While writing Loved As If, I’m
also recovering from Sjogren’s, Crohn’s, fibromyalgia and a
mis-diagnosed dance injury that was treated as rheumatoid arthritis. For
the past five-ish years, I’ve been disabled. But I hate disability. I’m
a dancer. In high school, I was on the water ballet squad. Walking five
miles each day in in NYC was average. When fighting with God, I’d walk
as far as I could until I was so physically exhausted, I couldn’t resist
anymore and suddenly, usually with a rush of tears, I’d tell Him the
thing I was trying to hide. Walking leisurely back to my starting point,
I’d reflect on how silly I must be to think I could keep anything from
the One who has been with me and cared for me my entire life. Life is
movement, at least for me, spiritual, intellectual, and physical.
When I moved to Houston for my health three and one-half years ago, I
used a scooter to shop in the giant supermarkets. My pain was so bad, I
swallowed 60 milligrams of a morphine derivative each day, 1600
milligrams of another highly sedating medication for fibromyalgia, and
another 60 milligrams of sleep medication (not Ambien – I made macaroni
and cheese while taking that drug). I wanted off them all. Sedation
isn’t at all attractive.
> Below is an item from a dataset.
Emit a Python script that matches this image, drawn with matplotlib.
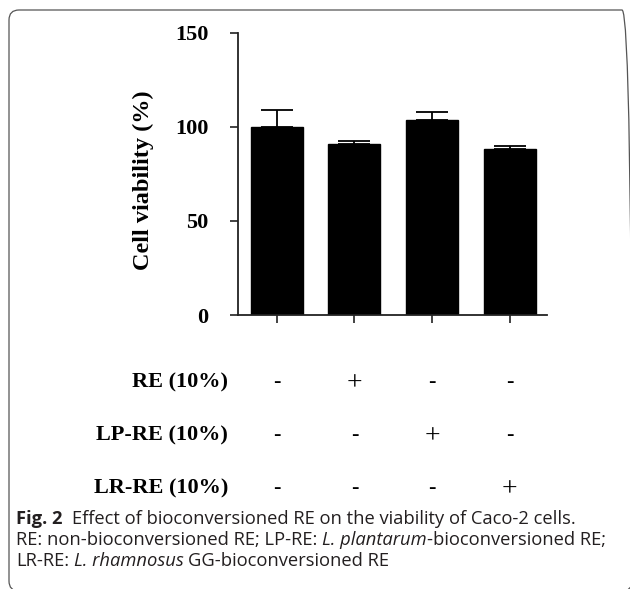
import numpy as np
import matplotlib
matplotlib.use("Agg")
from matplotlib import pyplot as plt, patches
from matplotlib.transforms import IdentityTransform, blended_transform_factory

# values
groups = ["ctrl", "RE", "LP-RE", "LR-RE"]
viability = [100.0, 91.0, 103.5, 88.2]
viability_sd = [8.8, 1.4, 4.6, 1.9]
yticks = [0, 50, 100, 150]

row_labels = ["RE (10%)", "LP-RE (10%)", "LR-RE (10%)"]
row_signs = [["-", "+", "-", "-"],
             ["-", "-", "+", "-"],
             ["-", "-", "-", "+"]]

caption = [
    [("Fig. 2", "bold", "normal"),
     ("  Effect of bioconversioned RE on the viability of Caco-2 cells.", "normal", "normal")],
    [("RE: non-bioconversioned RE; LP-RE: ", "normal", "normal"),
     ("L. plantarum", "normal", "italic"),
     ("-bioconversioned RE;", "normal", "normal")],
    [("LR-RE: ", "normal", "normal"),
     ("L. rhamnosus", "normal", "italic"),
     (" GG-bioconversioned RE", "normal", "normal")],
]

W, H = 630, 589
serif = "Liberation Serif"
cap_font = "Open Sans"
cap_size = 13.2

fig = plt.figure(figsize=(W / 100, H / 100), dpi=100)
ax = fig.add_axes([238 / W, 1 - 315 / H, (547 - 238) / W, (315 - 33) / H])

x = np.arange(len(groups))
ax.bar(x, viability, width=0.67, color="black", edgecolor="black",
       yerr=[np.zeros(len(x)), viability_sd], capsize=11.5,
       error_kw=dict(elinewidth=1.3, capthick=1.3, ecolor="black"))

ax.set_ylim(0, 150)
ax.set_xlim(-0.5, 3.48)
for s in ["top", "right"]:
    ax.spines[s].set_visible(False)
for s in ["left", "bottom"]:
    ax.spines[s].set_linewidth(1.3)
    ax.spines[s].set_color("#222222")
ax.set_yticks(yticks)
ax.set_yticklabels([str(t) for t in yticks], fontfamily=serif,
                   fontweight="bold", fontsize=16)
ax.set_xticks(x)
ax.set_xticklabels([""] * len(x))
ax.tick_params(axis="both", direction="out", length=6, width=1.2, color="#222222")
ax.tick_params(axis="y", pad=15.5)

fig.text(143 / W, 1 - 180 / H, "Cell viability (%)", rotation=90,
         ha="center", va="center", fontfamily=serif, fontweight="bold",
         fontsize=17.5)

# condition table under the bars
tr = blended_transform_factory(ax.transData, fig.transFigure)
row_base = [387, 440, 493]
for lab, signs, yb in zip(row_labels, row_signs, row_base):
    fig.text(228 / W, 1 - yb / H, lab, ha="right", va="baseline",
             fontfamily=serif, fontweight="bold", fontsize=16)
    for xi, s in zip(x, signs):
        if s == "-":
            ax.text(xi, 1 - yb / H, s, transform=tr, ha="center", va="baseline",
                    fontfamily=serif, fontsize=16, fontweight="bold")
        else:
            ax.text(xi, 1 - (yb - 3) / H, s, transform=tr, ha="center", va="center",
                    fontfamily=serif, fontsize=20)

# caption, written run by run
renderer = fig.canvas.get_renderer()


def width_of(s, weight, style):
    t = fig.text(0, 0, s, fontfamily=cap_font, fontsize=cap_size,
                 fontweight=weight, fontstyle=style)
    w = t.get_window_extent(renderer).width
    t.remove()
    return w


cap_base = [524, 545, 566]
for runs, yb in zip(caption, cap_base):
    px = 16.0
    for s, weight, style in runs:
        lead = len(s) - len(s.lstrip(" "))
        trail = len(s) - len(s.rstrip(" "))
        sp = width_of("a a", weight, style) - width_of("aa", weight, style)
        px += lead * sp
        core = s.strip(" ")
        t = fig.text(px / W, 1 - yb / H, core, ha="left", va="baseline",
                     fontfamily=cap_font, fontsize=cap_size, fontweight=weight,
                     fontstyle=style, color="#231f20")
        px += t.get_window_extent(renderer).width + trail * sp

# rounded frame round the figure
frame = patches.FancyBboxPatch((9, -2), 623, 581,
                               boxstyle="round,pad=0,rounding_size=10",
                               transform=IdentityTransform(), fill=False,
                               edgecolor="#555555", linewidth=0.9)
fig.add_artist(frame)

fig.savefig("out.png", dpi=100)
After a year of physical therapy, I no longer
take the narcotic and treat fibromyalgia with exercise, diet and
adequate rest. Until a few months ago, I was tapering off the sleep
medication as well. Then came a Crohn’s flare-up.
Inflammation in my small intestines put an end to physical therapy using a power plate
(a cool device). But I refuse to lose everything I gained. Writing
requires me to be awake and as healthy as possible. Swimming was the
logical alternative and highly recommended by my doctors. So on Friday, I
slathered on sun block, pulled on my bathing suit and swam ten laps
across an Olympic sized pool. In high school and college, twenty-five to
fifty laps was warm-up. Today, ten laps is exhausting. Remembering that
two laps in a half-sized pool was beyond me when I first moved to
Houston is helpful. But ten laps still feels inadequate. So today, I
developed a formula, 10 + X (where X = a multiple of 2). For two weeks,
I’ll swim ten laps three times each week. Then I’ll add two laps every
two weeks until I can swim twenty-five to thirty laps without stopping.
It’s like looking forward to going to New York when I was a child. When
circumstances seemed hopeless, the knowledge that I had a goal was one
of the things that pulled me through. Whether 10 + X works out as I’d
plan doesn’t matter. The goal and the attempt to reach it is what
counts. I’ve learned, to look back every so often and am always
surprised where I’ve come. I look forward to looking back in a few
months at 10 + X and discovering what X equals then.